AS WITH THE logo of this online review, Latin America has always occupied an important position in the poetic genre employing typography.

Inevitably, sub-genres have evolved since Carlos Drummond de Andrade inspired the 1956 international exhibition of concrete poetry in São Paulo and sparked many esoteric debates about what is the difference between the “visual” and the “concrete”.

The distinction is subtle, balancing like the “T-Equilibrium” by Sergio Pinto Briones (above) on the degree to which typographic elements are either secondary to visual elements or are employed, typographically, to convey meaning – that is, to convey meaning in themselves as words or letters.

When words form a picture, do they then become images that you figure out using your visual senses and lose properties as textual vehicles of meaning? Pinto Briones’ experimental Barbaridades in Situ (Barbarities in Situ) demonstrates that the compromise position – that visual poetry is synonymous with concrete poetry – has a lot going for it, in large part because he employs words as an equal partner in support of the images while ensuring that they retain their power to inform as text. Equilibrium is very much at the heart of this short collection published in shades of blue, epitomised by the letter “T”, like a set of scales, and the similar statements made later in the book by “Año Zero”, an electrically-charged cross that provides co-ordinates for a point of departure.

Thus, in “Exodo” (Exodus), a short poem introduces a massive exodus of ants, with the words themselves scurrying into order and thereby introducing the passage of the insects in a descending line from the page. There is no metamorphosis here: words do one job, images another, but they work in such an effervescent and refreshing harmony that it is impossible not to be entertained.

Creative spleen

A Chilean residing in Barcelona, Pinto Briones is both a poet and an artist who has slipped between media to vent his creative spleen. It is small wonder that he originally studied journalism: a craft that makes words labour, often against their will.

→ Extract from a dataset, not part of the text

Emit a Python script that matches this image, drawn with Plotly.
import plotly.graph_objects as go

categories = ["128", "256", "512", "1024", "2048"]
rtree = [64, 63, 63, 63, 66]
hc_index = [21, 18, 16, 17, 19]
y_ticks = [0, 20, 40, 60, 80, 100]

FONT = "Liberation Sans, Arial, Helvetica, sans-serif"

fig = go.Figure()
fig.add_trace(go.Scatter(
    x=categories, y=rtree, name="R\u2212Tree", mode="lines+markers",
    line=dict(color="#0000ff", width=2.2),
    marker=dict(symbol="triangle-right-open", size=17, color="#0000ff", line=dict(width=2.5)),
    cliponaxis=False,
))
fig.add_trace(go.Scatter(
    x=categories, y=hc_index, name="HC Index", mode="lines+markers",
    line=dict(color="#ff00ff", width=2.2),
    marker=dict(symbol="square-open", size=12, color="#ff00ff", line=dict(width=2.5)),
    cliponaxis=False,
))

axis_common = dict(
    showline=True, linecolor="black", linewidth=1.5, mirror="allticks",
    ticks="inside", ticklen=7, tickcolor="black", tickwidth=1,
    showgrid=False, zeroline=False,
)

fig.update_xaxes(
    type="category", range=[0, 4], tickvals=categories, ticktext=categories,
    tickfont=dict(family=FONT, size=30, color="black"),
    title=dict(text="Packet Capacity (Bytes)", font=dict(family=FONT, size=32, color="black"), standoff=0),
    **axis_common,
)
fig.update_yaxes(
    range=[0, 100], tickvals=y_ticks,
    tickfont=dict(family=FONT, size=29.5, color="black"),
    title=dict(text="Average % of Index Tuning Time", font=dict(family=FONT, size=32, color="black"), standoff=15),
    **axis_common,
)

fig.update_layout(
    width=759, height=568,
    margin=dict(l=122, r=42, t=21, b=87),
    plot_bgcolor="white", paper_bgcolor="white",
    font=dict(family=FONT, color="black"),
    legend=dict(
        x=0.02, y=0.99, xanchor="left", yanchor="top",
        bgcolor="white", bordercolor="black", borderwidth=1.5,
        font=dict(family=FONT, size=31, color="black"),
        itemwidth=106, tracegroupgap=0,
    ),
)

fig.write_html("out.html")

A playful poet, he toys mischievously and at times anarchically with ideas. “Velocidad de la luz” (Speed of light) appears as a blank page – the light has simply sped away; “Lluvia negra” (Black rain) is a symphony of notes that have left their scales and rain down upon the reader; and “Minuto de silencio” (Minute of silence) is a prolonged ellipsis which forces one to attend to every full point as it extends across the page.

It is perhaps in “Vida” (Life) – a woman’s genitalia spelt out with the letters V, I, D, A – and “Violencia” – the word OMBRE in bold capitals, lacking the “H” that makes him human – in which Pinto Briones demonstrates the real skill of the visual poet, urging us to take in the typographic and the graphic simultaneously. The two modes of expression merge seamlessly to become a single nucleus of communication, provoking a new way of looking and thinking about old themes.

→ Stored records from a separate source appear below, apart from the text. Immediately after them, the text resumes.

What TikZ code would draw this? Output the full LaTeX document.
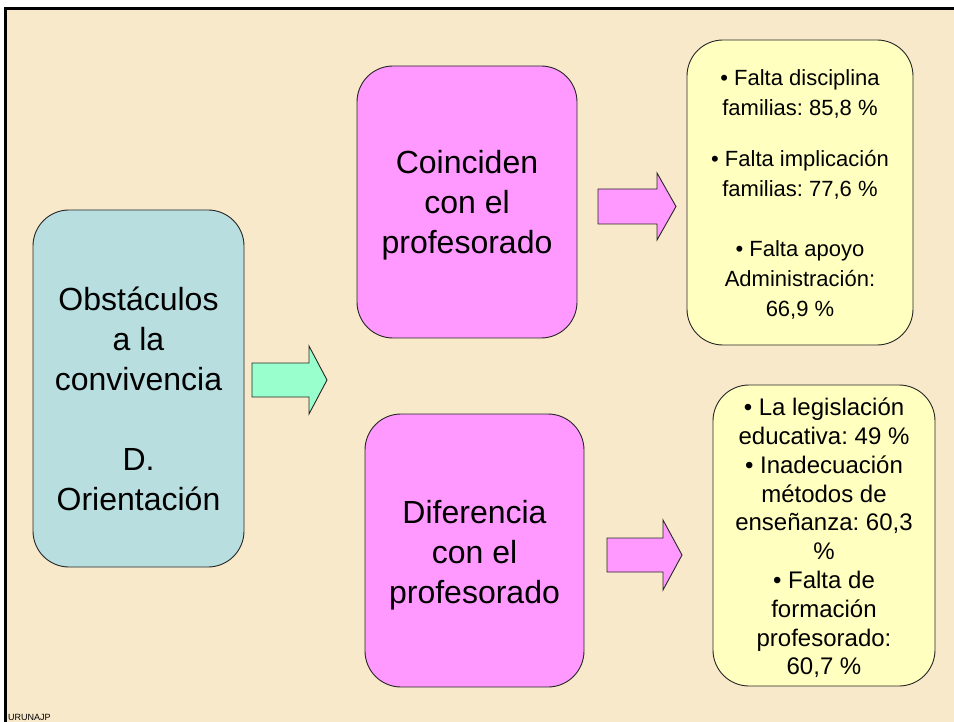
\documentclass[tikz,border=0pt]{standalone}
\usepackage{fontspec}
\setmainfont{Liberation Sans}
\frenchspacing
\definecolor{bgbeige}{RGB}{249,233,203}
\definecolor{boxblue}{RGB}{184,222,224}
\definecolor{boxpink}{RGB}{255,153,255}
\definecolor{boxyellow}{RGB}{255,255,192}
\definecolor{arrgreen}{RGB}{153,255,204}
\tikzset{
  rbox/.style={draw=black!85, line width=0.9pt, rounded corners=36pt, inner sep=0pt},
  btext/.style={inner sep=0pt, align=center, text=black},
  bigtext/.style={btext, font={\fontsize{32}{40}\selectfont}},
  blockarrow/.style={draw=black!85, line width=0.9pt, line join=miter},
}
\begin{document}
\begin{tikzpicture}[x=1pt,y=-1pt]
\useasboundingbox (0,0) rectangle (954,722);
\fill[white] (0,0) rectangle (954,722);
\fill[bgbeige] (5,9) rectangle (954,722);
\draw[line width=3pt] (5,722) -- (5,9) -- (954,9);

% boxes
\node[rbox, fill=boxblue, minimum width=211pt, minimum height=357pt] (obst) at (138.5,388.5) {};
\node[bigtext] (obstT) at (138.5,399) {Obstáculos\\a la\\convivencia\\[40pt]D.\\Orientación};
\node[rbox, fill=boxpink, minimum width=220pt, minimum height=272pt] (coin) at (467,202) {};
\node[bigtext] (coinT) at (467,205) {Coinciden\\con el\\profesorado};
\node[rbox, fill=boxpink, minimum width=219pt, minimum height=273pt] (dif) at (474.5,550.5) {};
\node[bigtext] (difT) at (474.5,555) {Diferencia\\con el\\profesorado};
\node[rbox, fill=boxyellow, minimum width=226pt, minimum height=305pt] (ytop) at (800,192.5) {};
\node[btext, font={\fontsize{22}{30}\selectfont}] (ytopT) at (800,194)
  {• Falta disciplina\\familias: 85,8 \%\\[21pt]• Falta implicación\\familias: 77,6 \%\\[30pt]• Falta apoyo\\Administración:\\66,9 \%};
\node[rbox, fill=boxyellow, minimum width=222pt, minimum height=301pt] (ybot) at (824,535.5) {};
\node[btext, font={\fontsize{24}{28.8}\selectfont}] (ybotT) at (824,538)
  {• La legislación\\educativa: 49 \%\\• Inadecuación\\métodos de\\enseñanza: 60,3\\\%\\• Falta de\\formación\\profesorado:\\60,7 \%};

% block arrows
\draw[blockarrow, fill=arrgreen] (252,363) -- (309,363) -- (309,346) -- (327,380) -- (309,414) -- (309,397) -- (252,397) -- cycle;
\draw[blockarrow, fill=boxpink] (598,189) -- (657,189) -- (657,173) -- (676,206.5) -- (657,240) -- (657,224) -- (598,224) -- cycle;
\draw[blockarrow, fill=boxpink] (607,538) -- (663,538) -- (663,520) -- (682,555) -- (663,590) -- (663,572) -- (607,572) -- cycle;

\node[anchor=south west, inner sep=0pt, font={\fontsize{9}{10}\selectfont}] (sig) at (8,721) {URUNAJP};
\end{tikzpicture}
\end{document}
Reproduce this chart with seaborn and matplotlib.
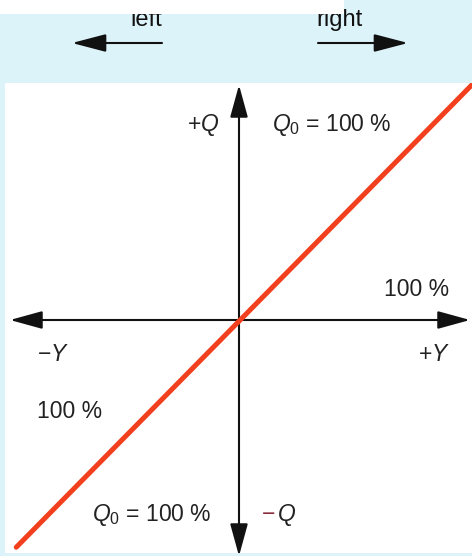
import numpy as np
import pandas as pd
import matplotlib
matplotlib.use('Agg')
import matplotlib.pyplot as plt
from matplotlib.patches import Rectangle
import seaborn as sns

# ==========================================
# DATA (in %)
# ==========================================
line_Y = [-99, 104]      # output Y along the horizontal axis
line_Q = [-101, 105]     # flow Q along the vertical axis
q0_label = '$Q_0$ = 100 %'
pct_label = '100 %'
dir_labels = ['left', 'right']

df = pd.DataFrame({'Y': line_Y, 'Q': line_Q})

# ==========================================
# STYLE
# ==========================================
sns.set_theme(style='white')
plt.rcParams['font.family'] = ['Liberation Sans', 'DejaVu Sans']
plt.rcParams['mathtext.fontset'] = 'custom'
plt.rcParams['mathtext.it'] = 'Liberation Sans:italic'
plt.rcParams['mathtext.rm'] = 'Liberation Sans'

BLUE = '#dcf3fa'
RED = '#f2401e'
W, H = 472, 556
S = 2.25              # pixels per % unit
OX, OY = 239, 320     # origin in pixels


def fx(px):
    return px / W


def fy(py):
    return 1 - py / H


fig = plt.figure(figsize=(W / 100, H / 100), dpi=100, facecolor=BLUE)
ax = fig.add_axes([fx(5), fy(553), fx(472) - fx(5), fy(83) - fy(553)])
ax.set_facecolor('white')
ax.set_xlim((5 - OX) / S, (472 - OX) / S)
ax.set_ylim((OY - 553) / S, (OY - 83) / S)
ax.set_xticks([])
ax.set_yticks([])
for sp in ax.spines.values():
    sp.set_visible(False)

# axes with arrow heads on both ends
arrow = dict(arrowstyle='<|-|>,head_length=2.0,head_width=0.55', color='#111111',
             lw=1.5, mutation_scale=10, shrinkA=0, shrinkB=0)
ax.annotate('', xy=((470 - OX) / S, 0), xytext=((10 - OX) / S, 0),
            arrowprops=arrow, annotation_clip=False, zorder=2)
ax.annotate('', xy=(0, (OY - 85) / S), xytext=(0, (OY - 556) / S),
            arrowprops=arrow, annotation_clip=False, zorder=2)

# characteristic line
sns.lineplot(data=df, x='Y', y='Q', color=RED, lw=3.6, ax=ax, zorder=3)
ax.set_xlabel('')
ax.set_ylabel('')

# labels
fs = 16.5
fig.text(fx(187), fy(131), '+$Q$', fontsize=fs, va='baseline', color='#222222')
fig.text(fx(272), fy(131), q0_label, fontsize=fs, va='baseline', color='#222222')
fig.text(fx(384), fy(296), pct_label, fontsize=fs, va='baseline', color='#222222')
fig.text(fx(37), fy(361), '\u2212$Y$', fontsize=fs, va='baseline', color='#222222')
fig.text(fx(418), fy(361), '+$Y$', fontsize=fs, va='baseline', color='#222222')
fig.text(fx(37), fy(418), pct_label, fontsize=fs, va='baseline', color='#222222')
fig.text(fx(92), fy(521), q0_label, fontsize=fs, va='baseline', color='#222222')
fig.text(fx(262), fy(521), '\u2212', fontsize=fs, va='baseline', color='#8a2a3a')
fig.text(fx(277), fy(521), '$Q$', fontsize=fs, va='baseline', color='#222222')

# direction arrows in the blue band
top_arrow = dict(arrowstyle='-|>,head_length=2.1,head_width=0.55', color='#111111',
                 lw=1.5, mutation_scale=10, shrinkA=0, shrinkB=0)
ax.annotate('', xy=(72, H - 43), xytext=(162, H - 43), xycoords='figure pixels',
            textcoords='figure pixels', arrowprops=top_arrow, annotation_clip=False)
ax.annotate('', xy=(408, H - 43), xytext=(318, H - 43), xycoords='figure pixels',
            textcoords='figure pixels', arrowprops=top_arrow, annotation_clip=False)
fig.text(fx(130), fy(26), dir_labels[0], fontsize=17, va='baseline', color='#111111')
fig.text(fx(316), fy(26), dir_labels[1], fontsize=17, va='baseline', color='#111111')

# cropped header strip
fig.patches.append(Rectangle((0, fy(14)), fx(344), 14 / H, transform=fig.transFigure,
                             facecolor='white', edgecolor='none', zorder=10))

plt.savefig('out.png', dpi=100, facecolor=BLUE)
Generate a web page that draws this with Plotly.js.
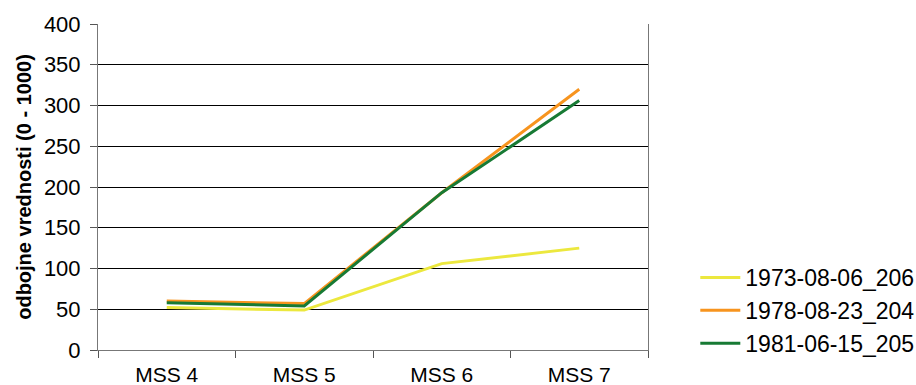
<!DOCTYPE html>
<html>
<head>
<meta charset="utf-8">
<script src="https://cdn.plot.ly/plotly-3.0.1.min.js"></script>
<style>
  html, body { margin: 0; padding: 0; background: #fff; }
  #chart { width: 916px; height: 385px; }
</style>
</head>
<body>
<div id="chart"></div>
<script>
// MSS bands on the x axis
const bands = ['MSS 4', 'MSS 5', 'MSS 6', 'MSS 7'];

// Reflectance values (0 - 1000 scale) per scene
const scene1973 = [52, 49, 106, 125];
const scene1978 = [60, 57, 193, 320];
const scene1981 = [58, 54, 193, 306];

const sceneNames = ['1973-08-06_206', '1978-08-23_204', '1981-06-15_205'];
const sceneColors = ['#ECE83E', '#F7941E', '#177A34'];
const sceneValues = [scene1973, scene1978, scene1981];

const traces = sceneValues.map((vals, i) => ({
  type: 'scatter',
  mode: 'lines',
  x: bands,
  y: vals,
  name: sceneNames[i],
  line: { color: sceneColors[i], width: 3 },
  hoverinfo: 'skip'
}));

const font = 'Arial, "Liberation Sans", Helvetica, sans-serif';

const layout = {
  width: 916,
  height: 385,
  margin: { l: 98, r: 268, t: 24, b: 35, autoexpand: false },
  paper_bgcolor: '#ffffff',
  plot_bgcolor: '#ffffff',
  font: { family: font, color: '#000', size: 20 },
  showlegend: true,
  legend: {
    x: 1.086, xanchor: 'left',
    y: -0.046, yanchor: 'bottom',
    font: { family: font, size: 23, color: '#000' },
    itemwidth: 40,
    bgcolor: 'rgba(0,0,0,0)'
  },
  xaxis: {
    type: 'category',
    range: [-0.5, 3.5],
    tickson: 'boundaries',
    ticks: 'outside',
    ticklen: 7,
    tickcolor: '#555',
    showline: true,
    linecolor: '#777',
    linewidth: 1,
    showgrid: false,
    zeroline: false,
    ticklabelstandoff: 6,
    tickfont: { family: font, size: 21, color: '#000' }
  },
  yaxis: {
    range: [0, 400],
    dtick: 50,
    tick0: 0,
    ticks: 'outside',
    ticklen: 7,
    tickcolor: '#555',
    showline: true,
    linecolor: '#777',
    linewidth: 1,
    mirror: true,
    showgrid: true,
    gridcolor: '#000',
    gridwidth: 1,
    zeroline: false,
    ticklabelstandoff: 5,
    tickfont: { family: font, size: 22, color: '#000' },
    title: {
      text: 'odbojne vrednosti (0 - 1000)',
      font: { family: font, size: 20, color: '#000', weight: 'bold' },
      standoff: 6
    }
  }
};

Plotly.newPlot('chart', traces, layout, { staticPlot: true, displayModeBar: false });
</script>
</body>
</html>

While several of the works remain more abstract – blunt shapes are employed without text in “Incesto” chapters i and ii, for example – they are nonetheless intriguing, and complement the very original direction taken by this artist.

If the idea of using letter arrangements to enhance meaning is an ancient as the Greeks, it has been given a contemporary stimulus by Latin Americans both at home and abroad. One of the Brazilian pioneers, Augusto de Campos, has assembled a lively collection of work on the web, for example.

Pinto Briones reveals the influence of this inheritance in his talent for fusion – forging words and images into what might be called a mestizo medium, albeit not in bronze but in blue – that will undoubtedly become a hallmark of his subsequent creative work.